Brussels sprouts are having a renaissance, and not just at our house. While they do make guest appearances in our kitchen, brussels sprouts are also on the menus at the hippest restaurants in town. Watch for them, they’re one of the “trendy” veggies on all the 2012 lists. They were not a hated vegetable of my childhood. They were a nonexistent entity in my childhood — my mom didn’t even bother. We were a picky bunch and frozen brussels sprouts would most certainly have been unappreciated. Today, however, I heart brussels sprouts. Roasted brown and sweet, raw and shaved in a salad, fried crisp and more. Brussels sprouts are versatile, yummy and where it’s at. Even the Top Chef judges think so! They awarded the coveted “winning dish” honor to chef Paul Qui for this fried brussels sprouts with grilled prosciutto dish (click here for recipe).
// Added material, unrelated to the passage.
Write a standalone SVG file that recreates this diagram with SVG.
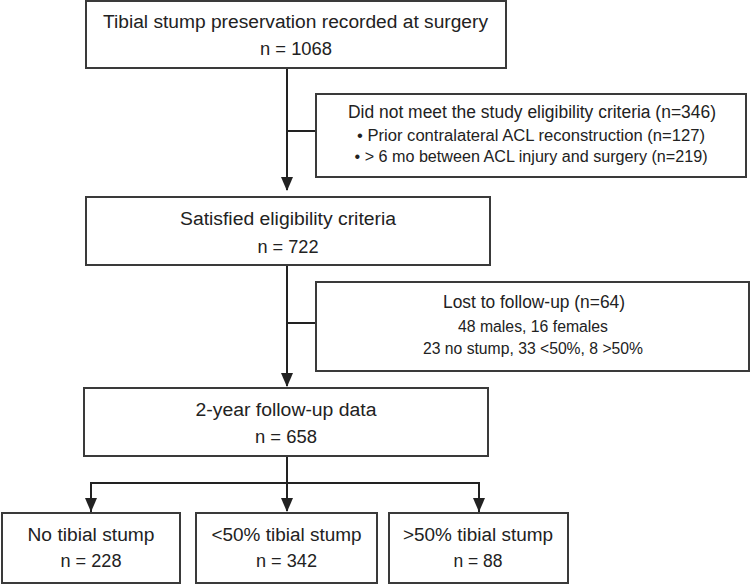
<svg xmlns="http://www.w3.org/2000/svg" width="751" height="585" viewBox="0 0 751 585">
<defs>
<style>
.box{fill:#fff;stroke:#3a3a3a;stroke-width:2}
.t{font-family:"Liberation Sans",Arial,sans-serif;font-size:18px;fill:#222;text-anchor:middle}
.s{font-size:16px}
.c{fill:none;stroke:#222;stroke-width:2}
</style>
<marker id="ah" viewBox="0 0 14 12" refX="13" refY="6" markerWidth="14" markerHeight="12" markerUnits="userSpaceOnUse" orient="auto">
<path d="M0,0 L14,6 L0,12 Z" fill="#222"/>
</marker>
</defs>
<rect width="751" height="585" fill="#fff"/>
<g id="connectors">
<line class="c" x1="287" y1="68" x2="287" y2="190" marker-end="url(#ah)"/>
<line class="c" x1="287" y1="131" x2="316" y2="131"/>
<line class="c" x1="287" y1="265" x2="287" y2="386" marker-end="url(#ah)"/>
<line class="c" x1="287" y1="323" x2="316" y2="323"/>
<line class="c" x1="287" y1="456" x2="287" y2="483"/>
<polyline class="c" points="91,512 91,483 479,483 479,512"/>
<line class="c" x1="91" y1="483" x2="91" y2="511" marker-end="url(#ah)"/>
<line class="c" x1="287" y1="483" x2="287" y2="511" marker-end="url(#ah)"/>
<line class="c" x1="479" y1="483" x2="479" y2="511" marker-end="url(#ah)"/>
</g>
<g id="n1">
<rect class="box" x="86" y="1" width="420" height="67"/>
<text class="t" x="295.5" y="28" textLength="385" lengthAdjust="spacingAndGlyphs">Tibial stump preservation recorded at surgery</text>
<text class="t" x="296" y="55" textLength="72" lengthAdjust="spacingAndGlyphs">n = 1068</text>
</g>
<g id="n2">
<rect class="box" x="316" y="94" width="430" height="83"/>
<text class="t" x="532" y="118" textLength="368" lengthAdjust="spacingAndGlyphs">Did not meet the study eligibility criteria (n=346)</text>
<text class="t s" x="531" y="141" textLength="348" lengthAdjust="spacingAndGlyphs">• Prior contralateral ACL reconstruction (n=127)</text>
<text class="t s" x="531" y="162" textLength="353" lengthAdjust="spacingAndGlyphs">• &gt; 6 mo between ACL injury and surgery (n=219)</text>
</g>
<g id="n3">
<rect class="box" x="86" y="197" width="404" height="68"/>
<text class="t" x="288" y="225" textLength="216" lengthAdjust="spacingAndGlyphs">Satisfied eligibility criteria</text>
<text class="t" x="288" y="253" textLength="61" lengthAdjust="spacingAndGlyphs">n = 722</text>
</g>
<g id="n4">
<rect class="box" x="316" y="282" width="433" height="89"/>
<text class="t" x="534" y="308" textLength="182" lengthAdjust="spacingAndGlyphs">Lost to follow-up (n=64)</text>
<text class="t s" x="533" y="332" textLength="150" lengthAdjust="spacingAndGlyphs">48 males, 16 females</text>
<text class="t s" x="533" y="354" textLength="220" lengthAdjust="spacingAndGlyphs">23 no stump, 33 &lt;50%, 8 &gt;50%</text>
</g>
<g id="n5">
<rect class="box" x="84" y="388" width="404" height="68"/>
<text class="t" x="286" y="416" textLength="181" lengthAdjust="spacingAndGlyphs">2-year follow-up data</text>
<text class="t" x="286" y="443" textLength="62" lengthAdjust="spacingAndGlyphs">n = 658</text>
</g>
<g id="n6">
<rect class="box" x="2" y="513" width="178" height="70"/>
<text class="t" x="91" y="541" textLength="127" lengthAdjust="spacingAndGlyphs">No tibial stump</text>
<text class="t" x="91" y="567" textLength="61" lengthAdjust="spacingAndGlyphs">n = 228</text>
</g>
<g id="n7">
<rect class="box" x="196" y="513" width="181" height="70"/>
<text class="t" x="286.5" y="541" textLength="150" lengthAdjust="spacingAndGlyphs">&lt;50% tibial stump</text>
<text class="t" x="286.5" y="567" textLength="61" lengthAdjust="spacingAndGlyphs">n = 342</text>
</g>
<g id="n8">
<rect class="box" x="389" y="513" width="179" height="70"/>
<text class="t" x="478" y="541" textLength="150" lengthAdjust="spacingAndGlyphs">&gt;50% tibial stump</text>
<text class="t" x="478" y="567" textLength="49" lengthAdjust="spacingAndGlyphs">n = 88</text>
</g>
</svg>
The combination of flavors in this recipe are so over the top that it seemed destined to fail. An apple cider vinegar gastrique lit up the kitchen with its pungent scent as we sautéed garlic, ginger, chives, dried chili flakes with the vinegar and a little sugar. A curry and Greek yogurt mixture just plain seemed out of place.
As we heated the oil to fry the brussels sprouts, I grilled slices of La Quercia prosciutto on the trusty George Foreman grill (aka “The George”) and, very gradually, the savory smell of crisping ham overtook the vinegar smell in the kitchen.
The brussels sprouts procured from the co-op were small, so we cut them in half (instead of quartering them) and popped them into the hot oil. Petals peeled off the sprouts and everything green became toasty and crisp. I had to fry them in two batches and I think the first batch cooled the oil a bit. The first batch crisped up better than the second batch.
But darned if all those flavors didn’t work together! The mild, cabbage-y redolance of the brussels sprouts was crisped and sweetened by frying. The prosciutto was crunchy, briny and rich. The sweet and sour apple cider vinegar cut through the richness and the curry yogurt added a gilded creaminess. We made beef roast to go with our brussels sprouts, but these were clearly the star of the show. Highly recommended as a side dish to whatever you’re serving for whatever occasion. These will make even the most ardent brussels sprout hater into a lover.
Alterations: The recipe called for peaches, but they’re out of season and we couldn’t find them fresh so we skipped them. We used Greek yogurt instead of creme fraiche. We tossed in toasted pine nuts instead of candied pine nuts.
Soundtrack: The Wombats.
Would we make this again: Yes. We’d even make them for the hatiest of brussels sprouts haters then double dog dare them not to like it.